» Recorded information
◇ ◇ ◇ ◇ ◇ ◇ ◇

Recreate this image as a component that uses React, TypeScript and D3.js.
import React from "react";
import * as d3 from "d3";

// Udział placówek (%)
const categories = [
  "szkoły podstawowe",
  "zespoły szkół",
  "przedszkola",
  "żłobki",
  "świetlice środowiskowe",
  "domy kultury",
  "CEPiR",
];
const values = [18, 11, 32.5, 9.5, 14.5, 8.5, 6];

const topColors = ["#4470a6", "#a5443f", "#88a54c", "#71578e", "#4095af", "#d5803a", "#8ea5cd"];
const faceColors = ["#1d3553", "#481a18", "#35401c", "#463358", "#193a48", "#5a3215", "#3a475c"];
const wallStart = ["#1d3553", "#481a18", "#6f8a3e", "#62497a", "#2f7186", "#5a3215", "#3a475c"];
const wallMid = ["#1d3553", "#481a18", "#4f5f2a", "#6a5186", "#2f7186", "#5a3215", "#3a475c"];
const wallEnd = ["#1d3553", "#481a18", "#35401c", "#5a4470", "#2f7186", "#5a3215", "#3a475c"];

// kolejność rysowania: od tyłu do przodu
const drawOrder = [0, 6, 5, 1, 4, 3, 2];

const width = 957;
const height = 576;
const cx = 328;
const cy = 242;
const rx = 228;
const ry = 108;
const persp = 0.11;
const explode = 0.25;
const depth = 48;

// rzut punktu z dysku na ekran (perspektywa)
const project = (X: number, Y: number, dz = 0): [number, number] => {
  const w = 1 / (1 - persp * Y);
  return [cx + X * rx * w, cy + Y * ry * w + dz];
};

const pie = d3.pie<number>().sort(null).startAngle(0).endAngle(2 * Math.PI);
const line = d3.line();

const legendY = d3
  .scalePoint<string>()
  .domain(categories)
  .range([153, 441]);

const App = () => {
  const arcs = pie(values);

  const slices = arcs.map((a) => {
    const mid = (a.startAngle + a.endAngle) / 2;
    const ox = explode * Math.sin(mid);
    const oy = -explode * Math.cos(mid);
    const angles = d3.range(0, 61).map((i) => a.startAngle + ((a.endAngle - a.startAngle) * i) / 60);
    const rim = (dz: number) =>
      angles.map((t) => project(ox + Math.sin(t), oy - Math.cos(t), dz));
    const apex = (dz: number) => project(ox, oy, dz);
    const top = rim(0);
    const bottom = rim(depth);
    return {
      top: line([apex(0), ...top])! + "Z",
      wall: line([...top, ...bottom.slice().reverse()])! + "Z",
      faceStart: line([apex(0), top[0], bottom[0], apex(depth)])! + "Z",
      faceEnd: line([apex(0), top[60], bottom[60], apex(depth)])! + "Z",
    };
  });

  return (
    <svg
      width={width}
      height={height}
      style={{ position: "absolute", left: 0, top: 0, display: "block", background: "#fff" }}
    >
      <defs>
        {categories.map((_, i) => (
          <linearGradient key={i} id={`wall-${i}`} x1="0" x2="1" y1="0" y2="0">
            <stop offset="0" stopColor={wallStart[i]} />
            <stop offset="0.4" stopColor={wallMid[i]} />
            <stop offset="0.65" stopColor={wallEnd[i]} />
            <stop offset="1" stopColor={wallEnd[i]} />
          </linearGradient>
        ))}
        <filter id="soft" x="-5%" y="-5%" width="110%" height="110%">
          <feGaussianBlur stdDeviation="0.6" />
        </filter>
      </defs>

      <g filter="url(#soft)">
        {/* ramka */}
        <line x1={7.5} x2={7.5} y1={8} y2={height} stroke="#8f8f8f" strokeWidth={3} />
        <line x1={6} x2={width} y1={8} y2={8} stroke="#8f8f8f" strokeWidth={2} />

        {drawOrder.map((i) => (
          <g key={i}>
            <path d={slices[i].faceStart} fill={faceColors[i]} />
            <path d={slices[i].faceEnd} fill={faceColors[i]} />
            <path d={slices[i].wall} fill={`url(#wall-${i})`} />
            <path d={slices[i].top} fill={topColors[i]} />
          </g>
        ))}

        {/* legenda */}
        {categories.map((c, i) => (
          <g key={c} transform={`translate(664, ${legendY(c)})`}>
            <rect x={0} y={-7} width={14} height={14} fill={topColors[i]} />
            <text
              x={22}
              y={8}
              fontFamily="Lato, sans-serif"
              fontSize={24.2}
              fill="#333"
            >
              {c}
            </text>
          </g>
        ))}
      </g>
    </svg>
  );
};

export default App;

◇ ◇ ◇ ◇ ◇ ◇ ◇

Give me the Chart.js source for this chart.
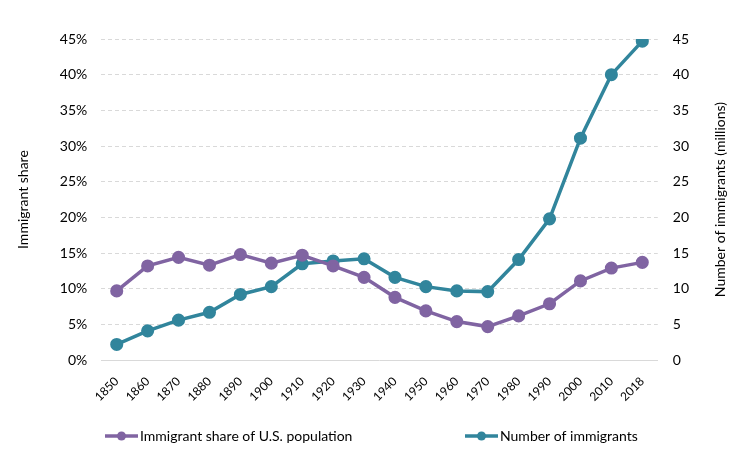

◇ ◇ ◇ ◇ ◇ ◇ ◇

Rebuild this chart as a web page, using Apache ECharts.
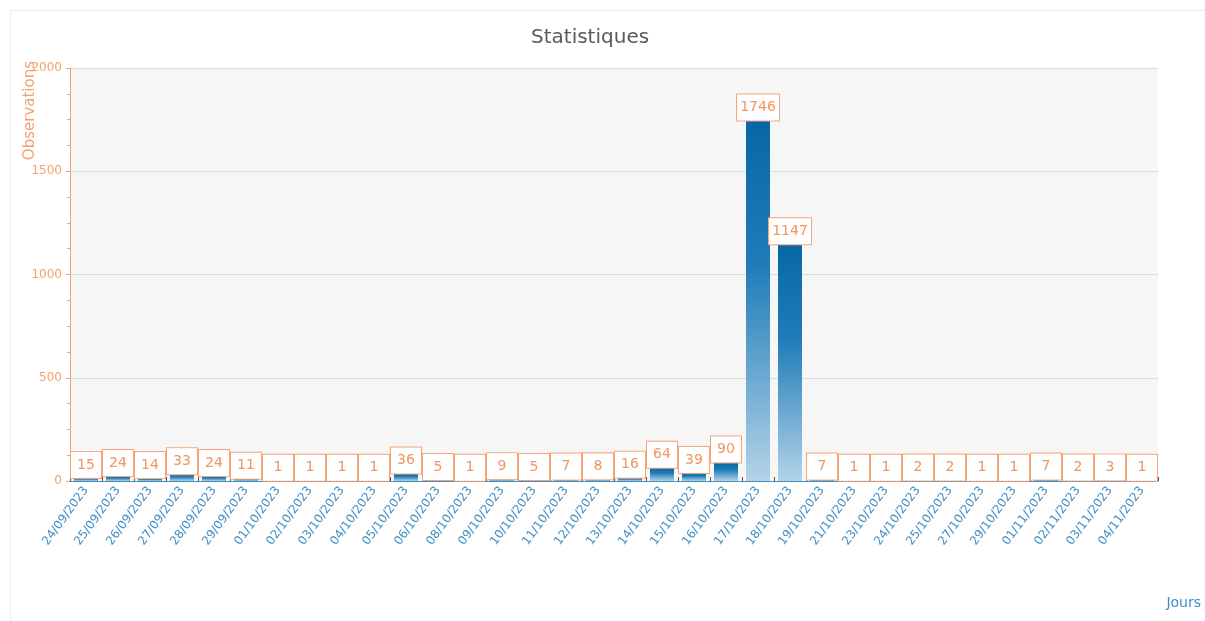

◇ ◇ ◇ ◇ ◇ ◇ ◇

Gather from the data above every line with the string "React".

Recreate this image as a component that uses React, TypeScript and D3.js.
import React from "react";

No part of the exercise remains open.